Approval and consecration by Pope Sergius I
Willibrord’s first action was to visit Rome where he obtained approval for his mission and relics to set up churches from Pope Sergius I (687-701). His mission prospered and in 695, with Pepin’s recommendation, he went to Rome again and was consecrated archbishop of the Frisians and set up his metropolitan see at Utrecht.
Monastery at Echternach
In 701 Willibrord established an important monastic centre at Echternach in what is now eastern Luxemburg. To this he invited some monks from Ireland and it later developed as an important library and scriptorium in the Frankish empire. After the death of Pepin in 714 the pagan Frisian prince Radbod drove Willibrord out of Utrecht, but on Radbod’s death in 719, Willibrord was able to move not only into West Frisia, but also east and north into Germany and Denmark.
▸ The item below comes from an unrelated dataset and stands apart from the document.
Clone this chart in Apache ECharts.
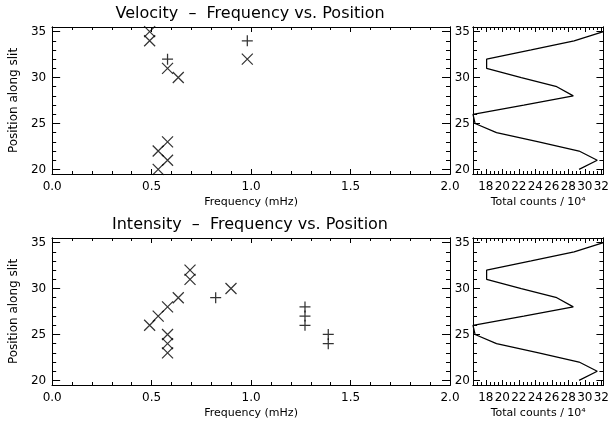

Willibrord’s missionary methods show his conviction of the power of the Christian religion. In Denmark he bought thirty slave-boys whom he educated as Christians. In Heligoland he flouted the pagan custom of not drawing water without observing the strictest silence when he baptised three persons in a fountain and pronouncing the words aloud. He also killed some sacred cows for his companions to eat and incurred no retribution.
St Boniface joined Willibrord for three years before moving on further into Germany. Similar stories are told about Boniface and the cutting down the tree sacred to the god Thor and which people say is the origin of the Christmas tree.
The Calendar of St Willibrord
The Calendar of St Willibrord is an 8th century manuscript now in the National Library in Paris, which seems to have been written as a personal liturgical calendar of Willibrord and used in his household. It provides an index to those saints who were widely honoured in early eighth-century Europe, but also little-known saints from places as far away as Constantinople and Syria. A facsimile of the manuscript itself with an introduction and commentary on the saints commemorated was published for the Henry Bradshaw Society by H.A. Wilson (d.1927), one of the England’s outstanding liturgical scholars.
Death and influence
Willibrord died aged eighty-one at his monastery at Echternach. Very soon after his death he was venerated as a saint and pilgrims came to his grave. St Bede (672-735) wrote an edifying account of his penance, devotion and charity and St Boniface (672-754) mentions him in a letter, so that his reputation soon spread throughout northern Europe. Alcuin (735-804) wrote a biography some years after his death. Willibrord is seen as a patron saint of the Benelux countries.
An annual dancing procession takes place in Echternach on Whit Tuesday to honour this saint of truly European dimension. Dáibhí Ó Cróinín, professor of medieval Irish history at NUIG, argues for a connection through Willibrord between Irish and Echternach manuscripts and between the procession there and Irish dancing.